Прошло еще пять лет. В сорок шестом году, в Алма-Ате, Киля познакомилась с Николаем Ивановичем Оболенским, профессором художественного института, и еще через год уехала с ним в Москву. Несколько позже перебралась туда же и Софья Григорьевна с Мишкой.
Бедные матери, как трудно им ко всему привыкать. Куда труднее, чем детям. И как не могла Софья Григорьевна сразу привыкнуть к тому, что их маленькая Киля стала вдруг женой какого-то никому не известного человека в зеленой футболке, от которого пахло табаком, а иногда и водкой, так же трудно было ей свыкнуться с мыслью, что Киля ее вышла замуж за Оболенского. Вадим все-таки был почти ровесником Кили, и, как говорили соседки, они «чудесная пара». И вообще, как вскоре выяснилось, при всем своем легкомыслии Вадим был добрый, веселый, услужливый и, главное, любил Килю. И она его. И Софья Григорьевна полюбила его тоже. А Оболенский? Седой, лысый, пожилой вдовец с брюшком, с диабетом, всегда обсыпанный пеплом, молчаливый, тихий. Правда, известный и состоятельный. Неужели Киля позарилась на положение, на деньги, связи? Не может быть…
– 3 –
Кире Георгиевне шел сорок второй год, но, как ни странно, она этого не чувствовала. Она по-прежнему была стройна (особое удовольствие ей доставляло, когда на улице или в магазине ее называли «девушка»), по-прежнему любила пляж, плаванье, греблю (к сожалению, на это теперь оставалось очень мало времени). Она не думала, в отличие от своих приятельниц, ни о какой диете, сохраняющей фигуру, не жаловалась на сердце, головные боли. Волосы, правда, она уже подкрашивала, и, нужно сказать, довольно тщательно, чтоб не было видно седеющего пробора, но во рту были только две золотые коронки, в самой глубине, видные только, когда она смеялась, и лицо было свежее, почти без морщин – посторонние давали ей никак не больше тридцати двух – тридцати трех лет. Но главное не это. Главное, что она умудрилась за эти годы не растерять то, что с возрастом обычно исчезает, – она осталась такой же увлекающейся в работе, какой была и в двадцать лет. Но, кроме того, она приобрела и нечто новое – и, скажем прямо, для друзей ее неожиданное: она научилась работать. И в этом ей очень помог Николай Иванович Оболенский.
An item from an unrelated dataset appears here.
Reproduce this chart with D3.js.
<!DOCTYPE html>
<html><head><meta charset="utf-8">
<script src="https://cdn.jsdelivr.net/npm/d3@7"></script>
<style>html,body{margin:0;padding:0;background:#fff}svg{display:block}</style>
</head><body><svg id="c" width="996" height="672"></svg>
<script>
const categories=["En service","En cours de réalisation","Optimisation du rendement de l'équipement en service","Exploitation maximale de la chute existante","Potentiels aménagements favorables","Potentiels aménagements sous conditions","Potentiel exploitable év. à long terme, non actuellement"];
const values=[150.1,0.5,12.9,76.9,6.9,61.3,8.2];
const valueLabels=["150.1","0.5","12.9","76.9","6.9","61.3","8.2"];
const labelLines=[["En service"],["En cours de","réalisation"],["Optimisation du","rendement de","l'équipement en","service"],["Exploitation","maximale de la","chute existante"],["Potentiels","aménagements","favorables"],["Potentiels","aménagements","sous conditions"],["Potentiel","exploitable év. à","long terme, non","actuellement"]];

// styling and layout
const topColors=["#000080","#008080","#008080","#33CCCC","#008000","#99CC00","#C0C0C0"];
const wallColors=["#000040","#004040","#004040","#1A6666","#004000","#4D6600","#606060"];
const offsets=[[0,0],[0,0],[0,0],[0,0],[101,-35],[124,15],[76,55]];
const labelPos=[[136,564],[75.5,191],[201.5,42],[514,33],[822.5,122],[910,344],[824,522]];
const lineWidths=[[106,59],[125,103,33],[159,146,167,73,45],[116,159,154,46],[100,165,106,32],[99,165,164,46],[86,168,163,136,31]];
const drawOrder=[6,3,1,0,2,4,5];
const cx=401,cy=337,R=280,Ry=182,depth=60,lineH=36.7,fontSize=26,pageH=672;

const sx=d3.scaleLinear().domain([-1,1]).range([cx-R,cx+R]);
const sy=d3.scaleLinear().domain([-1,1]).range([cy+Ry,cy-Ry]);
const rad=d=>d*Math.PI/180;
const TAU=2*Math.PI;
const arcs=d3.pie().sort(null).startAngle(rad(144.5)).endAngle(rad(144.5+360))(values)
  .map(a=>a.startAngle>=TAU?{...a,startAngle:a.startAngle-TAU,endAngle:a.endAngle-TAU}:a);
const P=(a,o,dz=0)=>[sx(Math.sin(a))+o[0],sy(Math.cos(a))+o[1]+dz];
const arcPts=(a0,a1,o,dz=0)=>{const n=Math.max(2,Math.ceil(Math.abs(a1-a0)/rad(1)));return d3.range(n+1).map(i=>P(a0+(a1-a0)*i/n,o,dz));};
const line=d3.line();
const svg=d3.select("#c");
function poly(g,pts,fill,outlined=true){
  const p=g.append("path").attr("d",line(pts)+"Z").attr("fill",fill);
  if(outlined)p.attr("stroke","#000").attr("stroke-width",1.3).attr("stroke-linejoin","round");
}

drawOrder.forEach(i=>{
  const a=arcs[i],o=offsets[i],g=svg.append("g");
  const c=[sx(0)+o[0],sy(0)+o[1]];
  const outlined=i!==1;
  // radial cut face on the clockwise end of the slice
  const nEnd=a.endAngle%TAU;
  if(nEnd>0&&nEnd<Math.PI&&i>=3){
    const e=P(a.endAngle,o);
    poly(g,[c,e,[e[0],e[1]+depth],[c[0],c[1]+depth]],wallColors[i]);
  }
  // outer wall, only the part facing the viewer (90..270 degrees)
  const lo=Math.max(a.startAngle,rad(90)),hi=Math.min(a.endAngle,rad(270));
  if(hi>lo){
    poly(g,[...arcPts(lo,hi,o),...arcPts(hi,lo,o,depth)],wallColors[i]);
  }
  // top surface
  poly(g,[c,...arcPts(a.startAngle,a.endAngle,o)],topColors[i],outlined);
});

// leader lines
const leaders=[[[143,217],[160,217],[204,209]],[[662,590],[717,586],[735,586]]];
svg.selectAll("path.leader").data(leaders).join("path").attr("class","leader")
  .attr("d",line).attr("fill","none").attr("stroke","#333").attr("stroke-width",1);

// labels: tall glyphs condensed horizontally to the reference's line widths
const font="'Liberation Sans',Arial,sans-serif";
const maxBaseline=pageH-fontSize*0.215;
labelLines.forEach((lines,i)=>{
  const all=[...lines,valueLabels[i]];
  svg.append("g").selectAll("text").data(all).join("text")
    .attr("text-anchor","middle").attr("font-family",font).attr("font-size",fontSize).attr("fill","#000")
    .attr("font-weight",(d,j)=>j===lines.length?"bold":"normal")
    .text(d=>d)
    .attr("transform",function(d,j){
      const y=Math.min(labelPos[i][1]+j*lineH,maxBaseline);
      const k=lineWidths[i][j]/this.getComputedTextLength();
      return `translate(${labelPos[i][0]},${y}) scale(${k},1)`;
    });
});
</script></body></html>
Он был старше Кили более чем на двадцать лет. Родился еще в девятнадцатом веке. К началу революции ему минул двадцать первый год. Как и все молодые художники того времени, он с увлечением рисовал гигантские плакаты с рабочими и красноармейцами, дающими в рыло Деникину, Врангелю, Пилсудскому. Потом увлечение плакатом прошло. Благодаря своему отцу, тоже художнику, учившемуся в Академии вместе с Кустодиевым и Малявиным, он попал в руки к Нестерову и к концу тридцатых годов стал довольно уже известным художником. В годы Отечественной войны удостоен был Сталинской премии. Через некоторое время он был избран членом-корреспондентом Академии художеств.
Как ни странно, несмотря на все эти звания, он по-прежнему оставался скромным, даже застенчивым человеком, любящим свою работу, кисти, мольберты, краски, своих студентов и ту общественную деятельность – он был членом всевозможных жюри и выставок, – которой отдавался с охотой и великой добросовестностью. Больше у него ничего не оставалось: жена умерла еще до войны, а сын, лейтенант-артиллерист, погиб под Москвой в октябре сорок первого года.